Thursday, September 21, 2023

The Decade Of The Drone

When it comes to warfare the 2020s are definitely the decade of the drone. The war in Ukraine is rapidly developing and refining drone warfare.

What I notice is that drones, at least small drones, are shifting the balance of warfare back to where the defense, rather than the offense, has the advantage.

In early days the offense, mobile warriors along with horses and chariots, had the advantage once it got momentum going. But when castles and fortifications were built it shifted the advantage to the defensive, usually requiring a significant numerical advantage for an offensive force to overcome a defensive position.

Medieval castles were difficult to attack. The defenders had the advantage and offensive operations against them were usually unsuccessful, succeeding usually only with a greatly superior force. The defense, on the whole, had the advantage for a very long time.

The invention of gunpowder turned warfare around, giving the advantage back to the offensive. Castles could be bombarded by cannon from a safe distance. The advantage was not entirely with the offensive. Fortifications were still the rule and it was difficult to haul cannon around and set them up. The defensive fortification had the advantage of having their cannon already set up.

Another invention shifted the balance even more toward the offense side. Motorized transport, including aircraft and ships made it much easier to move offensive weapons and forces around. A force on the defensive also gained from motorized transport but overall it gave the advantage to the side with the offensive momentum.

This presumes that the battlefield is an open space and maneuvering is not hindered. When the battle space is limited, or the terrain is rugged, it favors the defensive. The Western Front of the First World War was a battlefield of limited scope that revolved around defensive trench warfare. The Eastern Front of the war, in stark contrast, was on a wide open battlefield and there was little trench warfare.

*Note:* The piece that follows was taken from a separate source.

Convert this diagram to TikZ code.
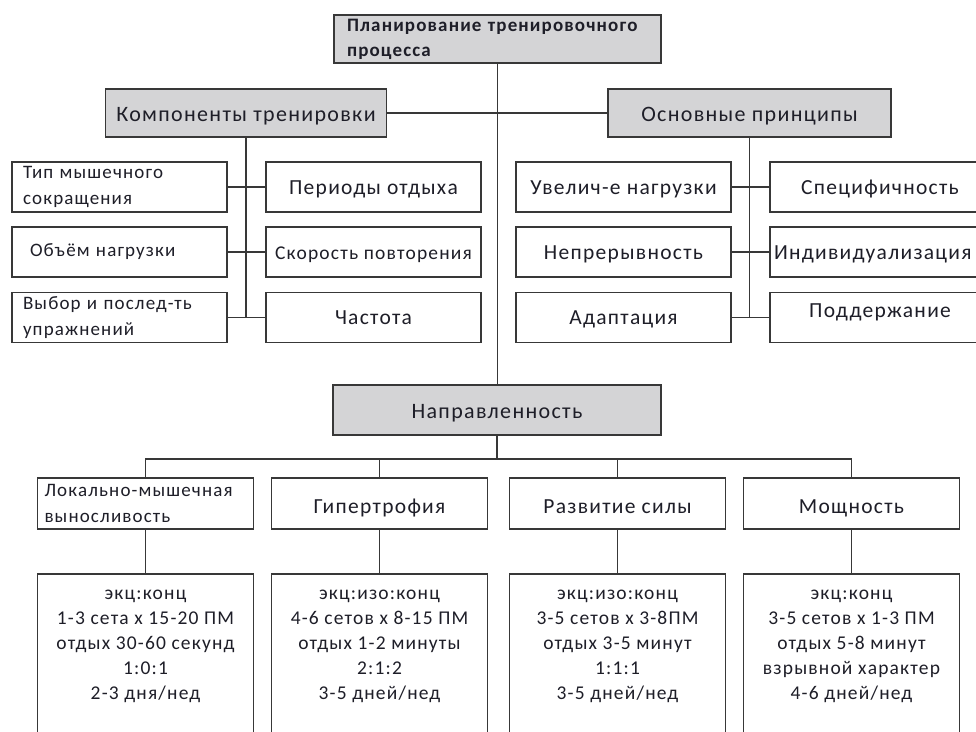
\documentclass[tikz,border=0pt]{standalone}
\usepackage{fontspec}
\setmainfont{Carlito}[LetterSpace=6]
\usepackage{xcolor}
\usepackage{tikz}
\usetikzlibrary{positioning}

\definecolor{linegray}{HTML}{383838}
\definecolor{boxgray}{HTML}{D4D4D6}
\definecolor{inkgray}{HTML}{1E1E28}

\begin{document}
\begin{tikzpicture}
  [
    x=1pt, y=-1pt,
    box/.style={draw=linegray, line width=1.6pt, fill=white,
      inner sep=0pt, text=inkgray, align=center},
    headbox/.style={box, fill=boxgray, minimum height=48pt},
    item/.style={box, minimum width=215pt, minimum height=50pt},
    kind/.style={box, minimum width=216pt, minimum height=51pt},
    note/.style={box, minimum width=216pt, minimum height=206pt},
    wire/.style={draw=linegray, line width=1.6pt},
    head/.style={font=\fontsize{22}{26}\selectfont, text height=18pt, text depth=1pt},
    big/.style={font=\fontsize{21.5}{26}\selectfont, text height=15pt, text depth=1pt},
    small/.style={font=\fontsize{19}{26}\selectfont},
    lines/.style={inner sep=0pt, text=inkgray, align=center,
      font=\fontsize{19.5}{25}\selectfont}
  ]
  \clip (0,0) rectangle (976,731);
  \fill[white] (0,0) rectangle (976,731);

  % top level
  \node (plan) at (497.5,39) [headbox, minimum width=327pt, text width=301pt, align=left,
    font=\fontsize{19}{25}\selectfont\bfseries] {Планирование~тренировочного\\процесса};
  \node (comp)  at (246,113)   [headbox, head] {\hspace*{11pt}Компоненты тренировки\hspace*{11pt}};
  \node (princ) at (749.5,113) [headbox, minimum width=283pt, head] {Основные принципы};

  % components
  \node (l1) at (119.5,187)   [item, small, text width=193pt, align=left] {Тип мышечного\\сокращения};
  \node (l2) at (119.5,252)   [item, small, text width=193pt, align=left] {\hspace{7pt}Объём нагрузки};
  \node (l3) at (119.5,317.5) [item, small, text width=193pt, align=left] {Выбор и послед-ть\\упражнений};
  \node (m1) at (373.5,187)   [item, big] {Периоды отдыха};
  \node (m2) at (373.5,252)   [item, big, font=\fontsize{19.5}{26}\selectfont] {Скорость повторения};
  \node (m3) at (373.5,317.5) [item, big] {Частота};

  % principles
  \node (p1) at (623.5,187)   [item, big] {Увелич-е нагрузки};
  \node (p2) at (623.5,252)   [item, big] {Непрерывность};
  \node (p3) at (623.5,317.5) [item, big] {Адаптация};
  \node (q1) at (880,187)     [item, big, minimum width=220pt] {Специфичность};
  \node (q2) at (880,252)     [item, big, minimum width=220pt, text width=212pt, align=left] {Индивидуализация};
  \node (q3) at (880,317.5)   [item, big, minimum width=220pt, text height=5pt, text depth=5pt] {Поддержание};

  % focus
  \node (napr) at (497,410) [headbox, minimum width=328pt, minimum height=50pt, head] {Направленность};
  \coordinate (bus) at (497,459);

  \node (d1) at (145.5,503.5) [kind, small, text width=202pt, align=left] {Локально-мышечная\\выносливость};
  \node (d2) at (379.5,503.5) [kind, big, text height=20pt] {Гипертрофия};
  \node (d3) at (617.5,503.5) [kind, big, text height=20pt] {Развитие силы};
  \node (d4) at (851.5,503.5) [kind, big, text height=20pt] {Мощность};

  \node (e1) at (145.5,677) [note] {};
  \node (e2) at (379.5,677) [note] {};
  \node (e3) at (617.5,677) [note] {};
  \node (e4) at (851.5,677) [note] {};

  \node (e1t) [below=17pt of e1.north, lines] {экц:конц\\1-3 сета х 15-20 ПМ\\отдых 30-60 секунд\\1:0:1\\2-3 дня/нед};
  \node (e2t) [below=17pt of e2.north, lines] {экц:изо:конц\\4-6 сетов х 8-15 ПМ\\отдых 1-2 минуты\\2:1:2\\3-5 дней/нед};
  \node (e3t) [below=17pt of e3.north, lines] {экц:изо:конц\\3-5 сетов х 3-8ПМ\\отдых 3-5 минут\\1:1:1\\3-5 дней/нед};
  \node (e4t) [below=17pt of e4.north, lines] {экц:конц\\3-5 сетов х 1-3 ПМ\\отдых 5-8 минут\\взрывной характер\\4-6 дней/нед};

  % connectors
  \draw [wire] (plan.south) -- (plan.south |- napr.north);
  \draw [wire] (comp.east) -- (princ.west);
  \draw [wire] (comp.south) -- (comp.south |- l3.east);
  \draw [wire] (princ.south) -- (princ.south |- p3.east);
  \foreach \i in {1,2,3} {
    \draw [wire] (l\i.east) -- (m\i.west);
    \draw [wire] (p\i.east) -- (q\i.west);
  }
  \draw [wire] (napr.south) -- (bus);
  \draw [wire] (d1.north) |- (bus) -| (d4.north);
  \draw [wire] (d2.north) -- (d2.north |- bus);
  \draw [wire] (d3.north) -- (d3.north |- bus);
  \foreach \i in {1,2,3,4}
    \draw [wire] (d\i.south) -- (e\i.north);
\end{tikzpicture}
\end{document}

Another example of how important the terrain and the scope of the battlefield is in whether the offensive or the defensive will be favored is the North African Campaign of the Second World War. The combat in the wide open spaces of north Africa was as different as night and day in comparison to when the battlefront moved to the Italian Peninsula. In the former the open spaces favored the momentum of the offensive, in the latter the confined space and rugged terrain favored the defensive.

Wars on a global scale, the Napoleonic and World Wars, are possible only when the offense has the advantage. Wars tend to be limited in scale when the defense has the advantage. 

No weapon or development is purely offensive or defensive. Nuclear missiles are certainly offensive weapons but if the other side also has the missiles they discourage an attack against it, because it would prompt a retaliation, and thus act as defensive weapons also. Even so the side that managed the first strike would gain the advantage, making nuclear missiles more offensive weapons overall.

The latest development is drones. At first glance drones appear to be offensive weapons. For larger drones, on the scale of aircraft, this is certainly true. But smaller drones, often launched from the battlefield, are much more numerous. Small drones are inexpensive and easy to use, and are changing the balance of warfare toward favoring the defensive.

Small drones favor the defensive in that their most effective use is against offensive weapons, particularly tanks. In the Ukraine war drones have proven to be the nemesis of tanks, whether firing a projectile or crashing into the target. Another target that is very vulnerable to small drones is aircraft, not so much in the air but when parked on the ground. 

Small drones today, inexpensive and easy to use, are thus comparable to fighter planes or destroyers at sea. A destroyer is the naval equivalent of a fighter plane. It is not a capital ship, like aircraft carriers or formerly battleships. It's task is patrolling or protecting the capital ships against aircraft and submarines while they concentrate on their mission. The drones become defensive weapons in that their primary mission is to liquidate offensive weapons. This is tipping the balance of warfare back to favoring the defensive.

Just look at the Ukraine war thus far. The battlefield is wide open and flat so it should definitely favor the offensive, as it did in the Second World War. Yet both sides have done much better on the defensive than on the offensive. Russia struggled to gain ground when it was mostly on the offensive, and now Ukraine is struggling to regain the ground that Russia did gain. This is a war where the defensive has reigned supreme and the primary difference, in contrast to other recent wars, is the drone.